THE CALCULUS OF CRAZY:
COMPENSATION FOR THE MOST DANGEROUS JOB IN THE WORLD


CURRICULUM VITAE

This page came about because of the efforts of one of the founders to figure out how to put together a CV, which is a fancy word for resume.
Almost NONE of this person's experiences were within the realm of the mentionable at a job interview.
The resume detailed a journey from a successful student with a bright future
to an invisible, beaten up cheap seats caregiver of the most rejected class of people imaginable.
NO CYBERNETICS HERE

Being an Alaskan crab fisherman is NOT the most dangerous job in the world.
This is, because the danger never ever lets up and it is predicated on something which can not be anticipated.
No cybernetic for cray cray.

THE COST

We do not know how to solve this problem but we need to put it on the table.
It is the problem of compensation for a particular class of veterans of mental disease: the caretakers who are so often overlooked by the profession and are not paid at all.

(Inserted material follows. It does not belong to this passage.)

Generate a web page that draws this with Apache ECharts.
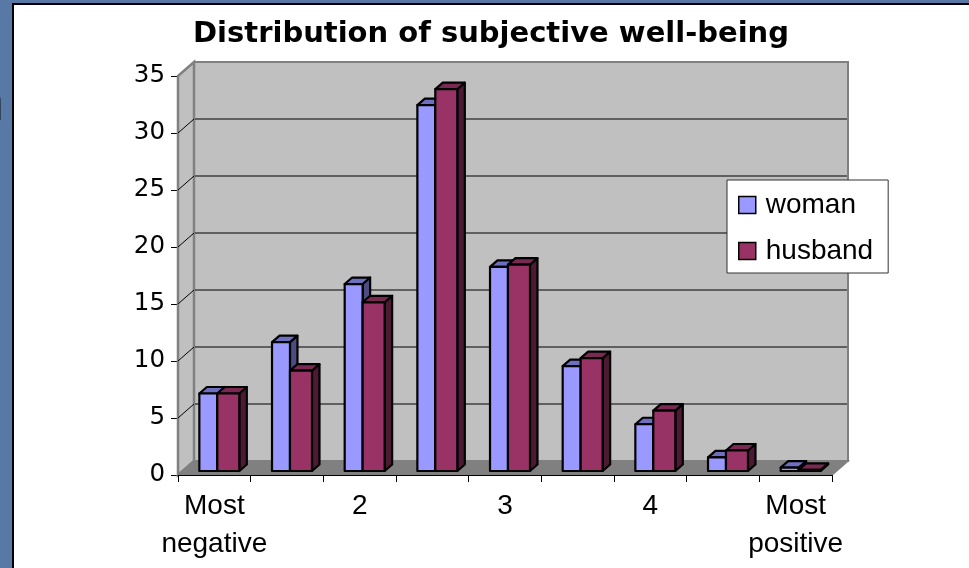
<!DOCTYPE html>
<html>
<head>
<meta charset="utf-8">
<script src="https://cdn.jsdelivr.net/npm/echarts@6/dist/echarts.min.js"></script>
<style>
html,body{margin:0;padding:0;background:#5878a6;overflow:hidden;}
#c{width:969px;height:568px;}
</style>
</head>
<body>
<div id="c"></div>
<script>
// ---- data ----
const categories = ['Most\nnegative', '1.5', '2', '2.5', '3', '3.5', '4', '4.5', 'Most\npositive'];
const seriesNames = ['woman', 'husband'];
const womanValues = [6.8, 11.3, 16.4, 32.1, 17.9, 9.2, 4.1, 1.2, 0.3];
const husbandValues = [6.8, 8.8, 14.8, 33.5, 18.1, 9.9, 5.3, 1.8, 0.1];
const yTicks = [0, 5, 10, 15, 20, 25, 30, 35];
const titleText = 'Distribution of subjective well-being';

// ---- style / geometry ----
const WALL_DX = 16, WALL_DY = -14;     // depth of the 3D box
const BAR_DX = 5, BAR_DY = -4;         // bar front-face offset into the box
const BAR_DEPTH_X = 7.5, BAR_DEPTH_Y = -6.5;
const barSlots = [[-0.275, -0.028], [-0.028, 0.275]];
const barColors = [
  { front: '#9999FF', top: '#6F6FC0', side: '#4C4C80' },
  { front: '#993366', top: '#7A2952', side: '#4D1A33' }
];

const yMin = yTicks[0], yMax = yTicks[yTicks.length - 1];

function wallsItem(params, api) {
  const bw = api.size([1, 0])[0];
  const p0 = api.coord([0, yMin]);
  const pN = api.coord([categories.length - 1, yMin]);
  const x0 = p0[0] - bw / 2, x1 = pN[0] + bw / 2;
  const y0 = p0[1];
  const yT = api.coord([0, yMax])[1];
  const dx = WALL_DX, dy = WALL_DY;
  const children = [];
  children.push({ type: 'polygon', shape: { points: [[x0 + dx, yT + dy], [x1 + dx, yT + dy], [x1 + dx, y0 + dy], [x0 + dx, y0 + dy]] },
    style: { fill: '#C0C0C0', stroke: '#808080', lineWidth: 2 } });
  children.push({ type: 'polygon', shape: { points: [[x0, yT], [x0 + dx, yT + dy], [x0 + dx, y0 + dy], [x0, y0]] },
    style: { fill: '#C0C0C0', stroke: '#808080', lineWidth: 2.5 } });
  children.push({ type: 'polygon', shape: { points: [[x0, y0], [x1, y0], [x1 + dx, y0 + dy], [x0 + dx, y0 + dy]] },
    style: { fill: '#808080', stroke: '#808080', lineWidth: 1.5 } });
  yTicks.forEach(function (t) {
    if (t === yMin || t === yMax) return;
    const y = api.coord([0, t])[1];
    children.push({ type: 'line', shape: { x1: x0 + dx + 1, y1: y + dy, x2: x1 + dx - 1, y2: y + dy },
      style: { stroke: '#000', lineWidth: 1 } });
    children.push({ type: 'line', shape: { x1: x0, y1: y, x2: x0 + dx, y2: y + dy },
      style: { stroke: '#000', lineWidth: 1 } });
  });
  return { type: 'group', children: children };
}

function makeBarItem(s) {
  return function (params, api) {
    const idx = api.value(0), v = api.value(1);
    const base = api.coord([idx, yMin]);
    const top = api.coord([idx, v]);
    const bw = api.size([1, 0])[0];
    const xl = base[0] + barSlots[s][0] * bw + BAR_DX;
    const xr = base[0] + barSlots[s][1] * bw + BAR_DX;
    const yb = base[1] + BAR_DY;
    const yt = top[1] + BAR_DY;
    const ddx = BAR_DEPTH_X, ddy = BAR_DEPTH_Y;
    const col = barColors[s];
    const ls = { stroke: '#000', lineWidth: 2.2, lineJoin: 'round' };
    return {
      type: 'group',
      children: [
        { type: 'polygon', shape: { points: [[xr, yt], [xr + ddx, yt + ddy], [xr + ddx, yb + ddy], [xr, yb]] },
          style: Object.assign({ fill: col.side }, ls) },
        { type: 'polygon', shape: { points: [[xl, yt], [xr, yt], [xr + ddx, yt + ddy], [xl + ddx, yt + ddy]] },
          style: Object.assign({ fill: col.top }, ls) },
        { type: 'polygon', shape: { points: [[xl, yt], [xr, yt], [xr, yb], [xl, yb]] },
          style: Object.assign({ fill: col.front }, ls) }
      ]
    };
  };
}

const chart = echarts.init(document.getElementById('c'), null, { renderer: 'canvas' });
const option = {
  animation: false,
  backgroundColor: '#5878a6',
  graphic: [
    { type: 'rect', z: -10, shape: { x: 13, y: 4, width: 980, height: 590 },
      style: { fill: '#FFFFFF', stroke: '#000', lineWidth: 2 } },
    { type: 'text', z: -9, style: { text: 'n', x: -27, y: 133, font: '56px "Liberation Sans"', fill: '#111', verticalAlign: 'bottom' } }
  ],
  title: {
    text: titleText,
    left: 486, top: 15, textAlign: 'center',
    textStyle: { fontFamily: 'DejaVu Sans', fontWeight: 'bold', fontSize: 29, color: '#000' }
  },
  legend: {
    orient: 'vertical', left: 727, top: 180,
    padding: [10, 15, 7, 11],
    backgroundColor: '#FFFFFF', borderColor: '#333', borderWidth: 1,
    itemWidth: 17, itemHeight: 17, itemGap: 16,
    selectedMode: false,
    textStyle: { fontFamily: 'Liberation Sans', fontSize: 28, color: '#000', lineHeight: 30, padding: [0, 0, 0, 5] },
    data: [
      { name: seriesNames[0], icon: 'rect', itemStyle: { color: barColors[0].front, borderColor: '#000', borderWidth: 1.5 } },
      { name: seriesNames[1], icon: 'rect', itemStyle: { color: barColors[1].front, borderColor: '#000', borderWidth: 1.5 } }
    ]
  },
  grid: { left: 178, right: 137, top: 76, bottom: 93 },
  xAxis: {
    type: 'category', data: categories, boundaryGap: true, z: 10,
    axisLine: { show: true, lineStyle: { color: '#000', width: 1 } },
    axisTick: { show: true, interval: 0, length: 7, lineStyle: { color: '#000', width: 1 } },
    axisLabel: { interval: 1, margin: 12, fontFamily: 'Liberation Sans', fontSize: 28, lineHeight: 38, color: '#000' },
    splitLine: { show: false }
  },
  yAxis: {
    type: 'value', min: yMin, max: yMax, interval: 5,
    axisLine: { show: false },
    axisTick: { show: true, length: 7, lineStyle: { color: '#000', width: 1 } },
    axisLabel: { margin: 13, fontFamily: 'DejaVu Sans', fontSize: 24.5, color: '#000' },
    splitLine: { show: false }
  },
  series: [
    { type: 'custom', name: '_walls', silent: true, z: 1, renderItem: wallsItem, data: [[0, 0]], legendHoverLink: false },
    { type: 'custom', name: seriesNames[0], z: 2, renderItem: makeBarItem(0),
      itemStyle: { color: barColors[0].front },
      data: womanValues.map(function (v, i) { return [i, v]; }) },
    { type: 'custom', name: seriesNames[1], z: 2, renderItem: makeBarItem(1),
      itemStyle: { color: barColors[1].front },
      data: husbandValues.map(function (v, i) { return [i, v]; }) }
  ]
};
chart.setOption(option);
</script>
</body>
</html>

Mental illness is the number one health care cost in America. But understandably, nobody wants to discuss it.
We can talk about nuclear war, or cancer, or immigration, or even aging, but this devastation is simply too awful.
And that makes it more difficult to address the healing process--, and the numbers.
Leon's Landslide is very well acquainted with this issue.

THE COMIC RELIEF

In the film "The Professional", the mentally ill character of Norman Stansfield was played by Gary Oldman.
Oldman did what is often the only possible way to deal with an unimaginable hell.
He made Stansfield a psychotic clown. Laughter is an excellent, effective medicine.
But it isn't money. And we can't laugh away the grinding cycle of poverty which is one of the consequences of life-long mental disease.

THE COMPENSATION CALCULATION

What is often missing from discussions on the cost of mental health care is that the profession is more often than not unable to help the sick person, and the default is the family.
However, unlike the professional who is highly paid even when they fail to find a solution, the family is stuck.

Taking care of a dangerously mentally ill family member is a 24 hour a day, seven day a week, "you don't get to opt out" job.
According to the typical legal calculation of monetary value, therefore, this labor is worth:
one salary a year plus two overtime salaries,(for the week) plus one extra six day week of double time, since the weekend is 48 hours.
Moreover, this job truly IS the most dangerous job in America but if the mentally ill person is in the family, there is ZERO COMPENSATION.
In other words, in the eyes of the law and society, it is worth nothing at all.
There are also innumerable other factors which in a court of law under normal circumstances would warrant staggering damanges.
And then, when the caregiver is granted any sort of reprieve, even a tiny one, they may embark on a course of self denial and study which is the only avenue open to them to solve the problem.